=== Given exercise ===
Leave the pictures out and copy exactly the lines from the line containing "Give me the HTML source for this page." to the line containing "</body></html>", both lines included.

Raw records
## START

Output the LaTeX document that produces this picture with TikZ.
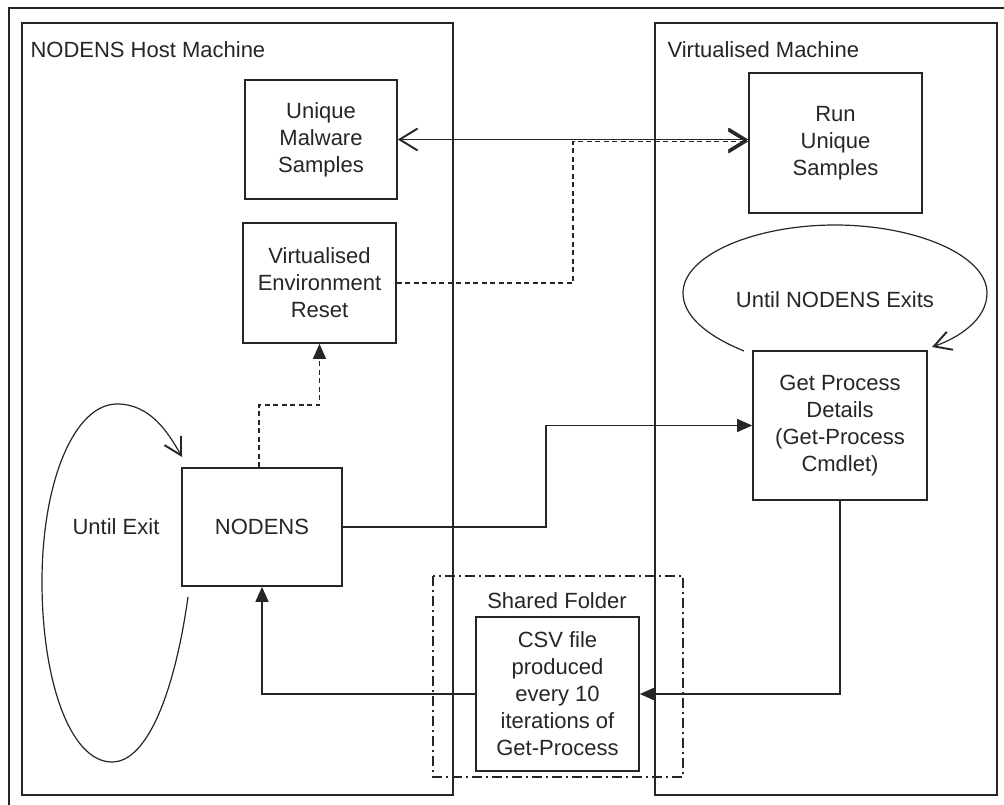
\documentclass[tikz,border=0pt]{standalone}
\usepackage{fontspec}
\setmainfont{Liberation Sans}
\usetikzlibrary{arrows.meta,calc}
\definecolor{ink}{HTML}{262626}
\begin{document}
\begin{tikzpicture}[x=1pt,y=-1pt,
  every node/.style={font=\fontsize{22}{27}\selectfont, text=ink},
  box/.style={draw=ink, line width=1.7pt, align=center, inner sep=0pt},
  frame/.style={draw=ink, line width=1.7pt},
  conn/.style={draw=ink, line width=1.5pt},
  filled/.style={-{Triangle[length=15pt,width=13pt]}},
  barb/.tip={Straight Barb[length=18pt,width=22pt,line width=1.9pt]},
  loopbarb/.tip={Straight Barb[length=17pt,width=19pt,line width=1.9pt]},
  dashline/.style={dash pattern=on 5pt off 3.5pt},
  dashdot/.style={dash pattern=on 10pt off 4pt on 2pt off 4pt}
]
\useasboundingbox (0,0) rectangle (1004,805);
\fill[white] (0,0) rectangle (1004,805);

% outer frame and machine boxes
\draw[ink, line width=1.3pt] (9,805) -- (9,8) -- (1004,8);
\draw[frame] (22,23) rectangle (453,795);
\draw[frame] (655,23) rectangle (997,795);
\draw[ink, line width=1.7pt, dashdot] (433,576) rectangle (683,777);

% labels
\node[anchor=west] (hostlbl) at (27,50) {NODENS Host Machine};
\node[anchor=west] (vmlbl) at (664,50) {Virtualised Machine};
\node (sflbl) at (557,601) {Shared Folder};
\node (loopa) at (116,527) {Until Exit};
\node (loopb) at (835,300) {Until NODENS Exits};

% process boxes
\node[box, minimum width=152pt, minimum height=119pt] (mal) at (321,139.5) {Unique\\Malware\\Samples};
\node[box, minimum width=153pt, minimum height=120pt] (reset) at (319.5,283) {Virtualised\\Environment\\Reset};
\node[box, minimum width=173pt, minimum height=140pt] (run) at (835.5,143) {Run\\Unique\\Samples};
\node[box, minimum width=174pt, minimum height=149pt] (gp) at (840,425.5) {Get Process\\Details\\(Get-Process\\Cmdlet)};
\node[box, minimum width=160pt, minimum height=118pt] (nod) at (262,527) {NODENS};
\node[box, minimum width=163pt, minimum height=154pt] (csv) at (557.5,694) {CSV file\\produced\\every 10\\iterations of\\Get-Process};

% connectors
\coordinate (djog) at (573,141.5);
\coordinate (njog) at (259,405);
\coordinate (gjog) at (546,425.5);

\draw[conn, barb-barb] (mal.east) -- (mal.east -| run.west);
\draw[conn, dashline, -barb] (reset.east) -| (djog) -- (djog -| run.west);
\draw[conn, dashline, filled] (nod.north -| njog) -- (njog) -- (njog -| reset.south) -- (reset.south);
\draw[conn, filled] (nod.east) -- (nod.east -| gjog) |- (gp.west);
\draw[conn, filled] (gp.south) |- (csv.east);
\draw[conn, filled] (csv.west) -| (nod.south);

% loops
\draw[conn, line width=1.2pt, -loopbarb]
  (188,597) .. controls (175,690) and (148,762) .. (112,762)
  .. controls (70,762) and (42,680) .. (42,582)
  .. controls (42,480) and (75,404) .. (117,404)
  .. controls (150,404) and (168,432) .. (182,457);
\draw[conn, line width=1.2pt, -loopbarb]
  (744,351) .. controls (705,335) and (683,315) .. (683,293)
  .. controls (683,255) and (755,225) .. (835,225)
  .. controls (915,225) and (987,255) .. (987,293)
  .. controls (987,320) and (958,338) .. (932,347);
\end{tikzpicture}
\end{document}
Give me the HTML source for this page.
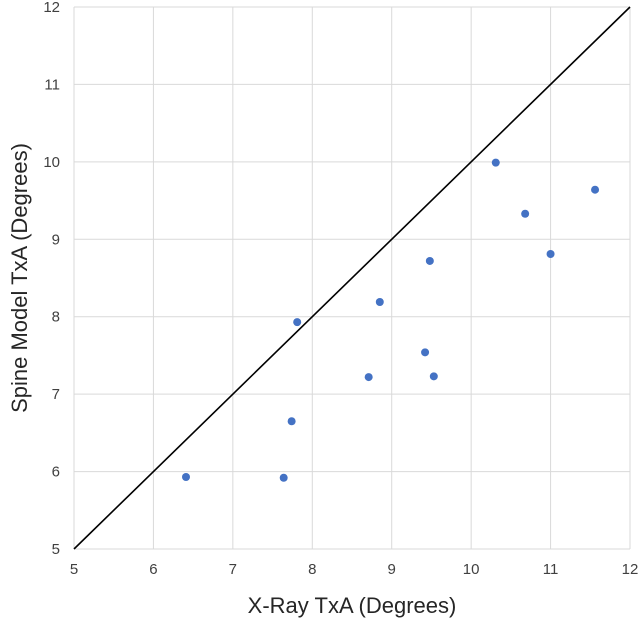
<!DOCTYPE html>
<html><head><meta charset="utf-8"><style>
body{margin:0;background:#fff;width:640px;height:618px;overflow:hidden}
svg{font-family:"Liberation Sans",sans-serif}
</style></head><body>
<svg id="chart" width="640" height="618" viewBox="0 0 640 618"></svg>
<script>
const xTicks=[5,6,7,8,9,10,11,12];
const yTicks=[5,6,7,8,9,10,11,12];
const xVals=[6.41,7.64,7.74,7.81,8.71,8.85,9.42,9.48,9.53,10.31,10.68,11.0,11.56];
const yVals=[5.93,5.92,6.65,7.93,7.22,8.19,7.54,8.72,7.23,9.99,9.33,8.81,9.64];
const L=74,R=630,T=7,B=549;
const sx=v=>L+(v-5)/7*(R-L);
const sy=v=>B-(v-5)/7*(B-T);
const svg=document.getElementById('chart');
const NS='http://www.w3.org/2000/svg';
function mk(t,a,txt){const e=document.createElementNS(NS,t);for(const k in a)e.setAttribute(k,a[k]);if(txt!==undefined)e.textContent=txt;svg.appendChild(e);return e;}
xTicks.forEach(t=>{
 const g=mk('line',{x1:sx(t),x2:sx(t),y1:T,y2:B,stroke:'#d9d9d9','stroke-width':1});
 
 
 const l=mk('text',{x:sx(t),y:B+25,'text-anchor':'middle','font-size':15,fill:'#404040'},t);
 
 
});
yTicks.forEach(t=>{
 const g=mk('line',{x1:L,x2:R,y1:sy(t),y2:sy(t),stroke:'#d9d9d9','stroke-width':1});
 
 
 const l=mk('text',{x:L-14,y:sy(t)+5,'text-anchor':'end','font-size':15,fill:'#404040'},t);
 
 
});
const ln=mk('line',{x1:sx(5),y1:sy(5),x2:sx(12),y2:sy(12),stroke:'#000','stroke-width':1.6});


xVals.forEach((v,i)=>{
 const c=mk('circle',{cx:sx(v),cy:sy(yVals[i]),r:4,fill:'#4472c4'});
 
 
});
const xt=mk('text',{x:(L+R)/2,y:613,'text-anchor':'middle','font-size':22,fill:'#262626'},'X-Ray TxA (Degrees)');


const yt=mk('text',{x:0,y:0,'text-anchor':'middle','font-size':22,fill:'#262626',transform:'translate(27,'+((T+B)/2)+') rotate(-90)'},'Spine Model TxA (Degrees)');


</script>
</body></html>
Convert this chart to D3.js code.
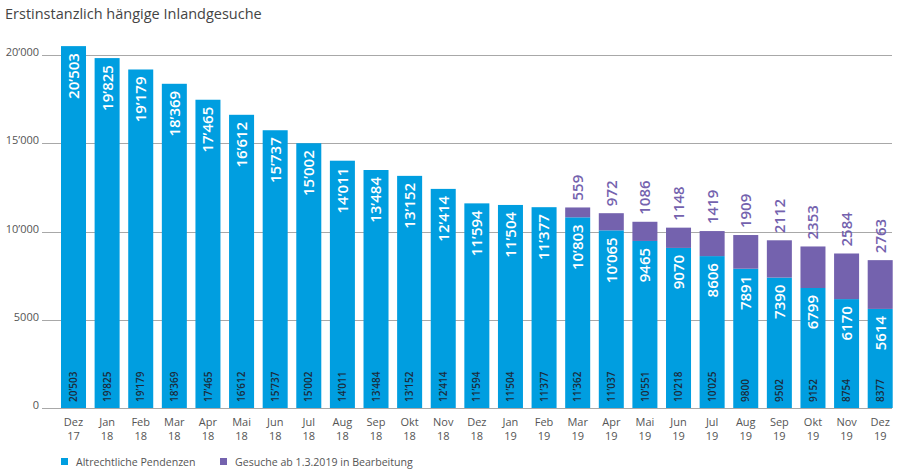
<!DOCTYPE html>
<html>
<head>
<meta charset="utf-8">
<script src="https://cdn.jsdelivr.net/npm/d3@7"></script>
<style>
  html, body { margin: 0; padding: 0; background: #fff; }
  svg { display: block; font-family: "Open Sans", "Noto Sans", sans-serif; }
</style>
</head>
<body>
<svg id="chart" width="900" height="472"></svg>
<script>
const months = ["Dez","Jan","Feb","Mar","Apr","Mai","Jun","Jul","Aug","Sep","Okt","Nov","Dez","Jan","Feb","Mar","Apr","Mai","Jun","Jul","Aug","Sep","Okt","Nov","Dez"];
const years  = ["17","18","18","18","18","18","18","18","18","18","18","18","18","19","19","19","19","19","19","19","19","19","19","19","19"];
const altrechtlich = [20503,19825,19179,18369,17465,16612,15737,15002,14011,13484,13152,12414,11594,11504,11377,10803,10065,9465,9070,8606,7891,7390,6799,6170,5614];
const neu = [0,0,0,0,0,0,0,0,0,0,0,0,0,0,0,559,972,1086,1148,1419,1909,2112,2353,2584,2763];
const yTicks = [0,5000,10000,15000,20000];
const seriesNames = ["Altrechtliche Pendenzen","Gesuche ab 1.3.2019 in Bearbeitung"];
const title = "Erstinstanzlich hängige Inlandgesuche";

const colBlue = "#009ee0";
const colPurple = "#7462ae";

const fmt = v => v >= 10000 ? (Math.floor(v/1000) + "\u2019" + String(v % 1000).padStart(3,"0")) : String(v);

const svg = d3.select("#chart");
const keys = months.map((m,i) => i);

const x = d3.scaleBand().domain(keys).range([56.7, 897]).paddingInner(0.256).paddingOuter(0.128);
const y = d3.scaleLinear().domain([0, 20000]).range([408, 55]);

// title
svg.append("text").attr("x", 5).attr("y", 19).attr("font-size", 14.5).attr("fill", "#444").text(title);

// y axis labels
const yAxis = d3.axisLeft(y).tickValues(yTicks).tickSize(0).tickFormat(fmt);
const gAxis = svg.append("g").attr("transform", "translate(41,0)").call(yAxis);
gAxis.select(".domain").remove();
gAxis.selectAll("text").attr("x", -2).attr("dy", "0.05em").attr("font-size", 11).attr("fill", "#555")
  .attr("font-family", "\"Open Sans\", sans-serif");

// gridlines
svg.append("g").selectAll("line").data(yTicks).join("line")
  .attr("x1", 42).attr("x2", 892)
  .attr("y1", d => Math.round(y(d)) + 0.5).attr("y2", d => Math.round(y(d)) + 0.5)
  .attr("stroke", "#a8a8a8").attr("stroke-width", 1);

// stacked data
const stackData = keys.map(i => ({i, a: altrechtlich[i], n: neu[i]}));
const stack = d3.stack().keys(["a","n"])(stackData);
const colors = [colBlue, colPurple];

svg.append("g").selectAll("g").data(stack).join("g")
  .attr("fill", (d, k) => colors[k])
  .selectAll("rect").data(d => d.filter(s => s[1] > s[0])).join("rect")
  .attr("x", d => x(d.data.i)).attr("width", x.bandwidth())
  .attr("y", d => y(d[1])).attr("height", d => y(d[0]) - y(d[1]));

// labels
const gl = svg.append("g");
stackData.forEach(d => {
  const cx = x(d.i) + x.bandwidth()/2;
  const yt = y(d.a) + 7;
  gl.append("text")
    .attr("transform", `translate(${cx},${yt}) rotate(-90)`)
    .attr("text-anchor", "end").attr("dy", "0.36em")
    .attr("font-size", 15).attr("font-weight", 600).attr("fill", "#fff")
    .text(fmt(d.a));
  if (d.n > 0) {
    const yp = y(d.a + d.n) - 7;
    gl.append("text")
      .attr("transform", `translate(${cx},${yp}) rotate(-90)`)
      .attr("text-anchor", "start").attr("dy", "0.36em")
      .attr("font-size", 15).attr("font-weight", 600).attr("fill", colPurple)
      .text(fmt(d.n));
  }
  gl.append("text")
    .attr("transform", `translate(${cx},${y(0) - 6}) rotate(-90)`)
    .attr("text-anchor", "start").attr("dy", "0.36em")
    .attr("font-size", 10).attr("font-weight", 600).attr("fill", "#1c2b3b")
    .text(fmt(d.a + d.n));
});

// x labels
const gx = svg.append("g").attr("font-size", 11).attr("fill", "#555").attr("text-anchor", "middle");
keys.forEach(i => {
  const cx = x(i) + x.bandwidth()/2;
  gx.append("text").attr("x", cx).attr("y", 425.5).text(months[i]);
  gx.append("text").attr("x", cx).attr("y", 439.5).text(years[i]);
});

// legend
const lg = svg.append("g").attr("font-size", 10.6).attr("fill", "#555");
const legX = [61, 220];
seriesNames.forEach((s, k) => {
  lg.append("rect").attr("x", legX[k]).attr("y", 458).attr("width", 7).attr("height", 7).attr("fill", colors[k]);
  lg.append("text").attr("x", legX[k] + 15).attr("y", 466).text(s);
});
</script>
</body>
</html>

## END

=== Response ===
Give me the HTML source for this page.
<!DOCTYPE html>
<html><head><meta charset="utf-8"><style>
body{margin:0;background:#fff;width:640px;height:618px;overflow:hidden}
svg{font-family:"Liberation Sans",sans-serif}
</style></head><body>
<svg id="chart" width="640" height="618" viewBox="0 0 640 618"></svg>
<script>
const xTicks=[5,6,7,8,9,10,11,12];
const yTicks=[5,6,7,8,9,10,11,12];
const xVals=[6.41,7.64,7.74,7.81,8.71,8.85,9.42,9.48,9.53,10.31,10.68,11.0,11.56];
const yVals=[5.93,5.92,6.65,7.93,7.22,8.19,7.54,8.72,7.23,9.99,9.33,8.81,9.64];
const L=74,R=630,T=7,B=549;
const sx=v=>L+(v-5)/7*(R-L);
const sy=v=>B-(v-5)/7*(B-T);
const svg=document.getElementById('chart');
const NS='http://www.w3.org/2000/svg';
function mk(t,a,txt){const e=document.createElementNS(NS,t);for(const k in a)e.setAttribute(k,a[k]);if(txt!==undefined)e.textContent=txt;svg.appendChild(e);return e;}
xTicks.forEach(t=>{
 const g=mk('line',{x1:sx(t),x2:sx(t),y1:T,y2:B,stroke:'#d9d9d9','stroke-width':1});
 
 
 const l=mk('text',{x:sx(t),y:B+25,'text-anchor':'middle','font-size':15,fill:'#404040'},t);
 
 
});
yTicks.forEach(t=>{
 const g=mk('line',{x1:L,x2:R,y1:sy(t),y2:sy(t),stroke:'#d9d9d9','stroke-width':1});
 
 
 const l=mk('text',{x:L-14,y:sy(t)+5,'text-anchor':'end','font-size':15,fill:'#404040'},t);
 
 
});
const ln=mk('line',{x1:sx(5),y1:sy(5),x2:sx(12),y2:sy(12),stroke:'#000','stroke-width':1.6});


xVals.forEach((v,i)=>{
 const c=mk('circle',{cx:sx(v),cy:sy(yVals[i]),r:4,fill:'#4472c4'});
 
 
});
const xt=mk('text',{x:(L+R)/2,y:613,'text-anchor':'middle','font-size':22,fill:'#262626'},'X-Ray TxA (Degrees)');


const yt=mk('text',{x:0,y:0,'text-anchor':'middle','font-size':22,fill:'#262626',transform:'translate(27,'+((T+B)/2)+') rotate(-90)'},'Spine Model TxA (Degrees)');


</script>
</body></html>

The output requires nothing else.